I sure wish i had the courage knowledge to have told her from the time i decided to ask her for marriage.
My advice is listen to Hannah, don't hide who you are from you significant other. And don't confess to those who do not need to know.
You're very correct. Denying and purging and stopping over a long period of time like I did was pretty bad in retrospect. And definitely come out before you have kids. Because if you don't, your life will get exponentially harder once you have children.
Thanks to Hannah for the blog, and EnFemme for hosting it. If you'd like to know more about my story, I blog regularly at shannyncomesalive.blogspot.com
@Tina
Your friend brings up a very good point. It's very common for our femme sides to go through something similar to what you experienced. It's a period of trying out different looks to see what suits us and what we are comfortable with. And your advice is spot on. Coming out can be very hard for our significant others, so it's important to be gentle.
Love, Hannah
In some way this rings true, as far as friends are concerned.
I lived a very open life within my family, they knew I was different and showed more Feminine traits than Male traits, so I was encouraged to be my self.
But living in the Deep South, having dark skin tone, being a Crossdresser ,I immediately had three strikes against me.

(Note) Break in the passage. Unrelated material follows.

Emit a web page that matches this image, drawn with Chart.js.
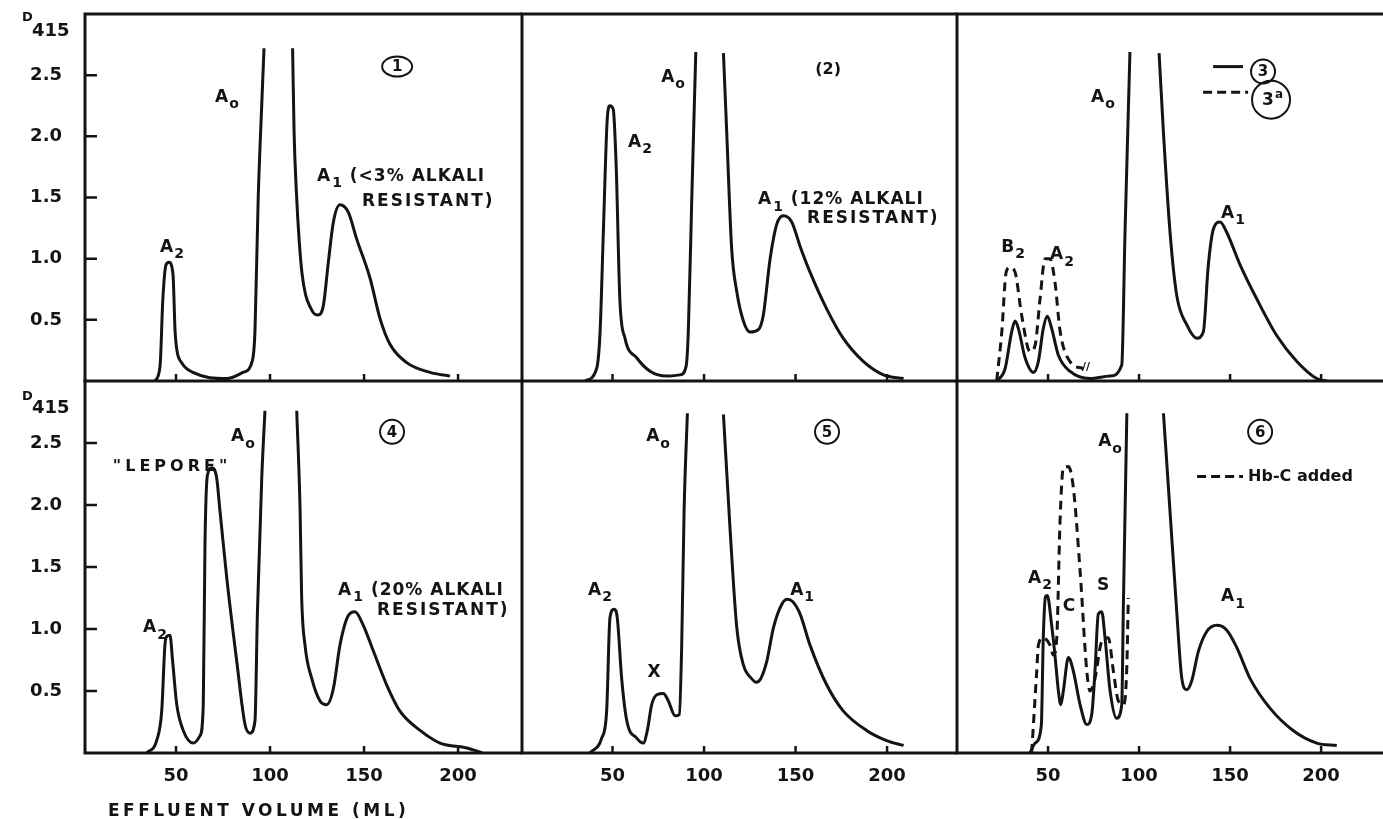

I really didn’t come out to my family, they knew , but friends were quite a different story. When I finally came out to my closest friends they said “No problem, it’s all cool” ,that is until they saw it in person. It was like I was contagious or something,it took awhile to get the friendships back but not all.
I finally got a career where I could “dress” everyday 24/7 ,it was in the music business,I was a Roadie and worked my way to Tour Manager,I was strict and people called me “The Bitch” I took it as a good thing and working in this environment gave me the confidence to go 24/7 in the real World and to start dating. I’ve had men come up to me and want to take me out ,I’d tell them “I don’t think I’m the type of girl you’re looking for” but now LOOK OUT.
I believe after the third date and if it’s getting serious I would sit down and have a long talk with the person I’m with, this would be before any “Heavy Petting” took place. And most took it very well some didn’t,they accused me of lying and deceiving them. So as much as it’s very scary always be honest in the beginning.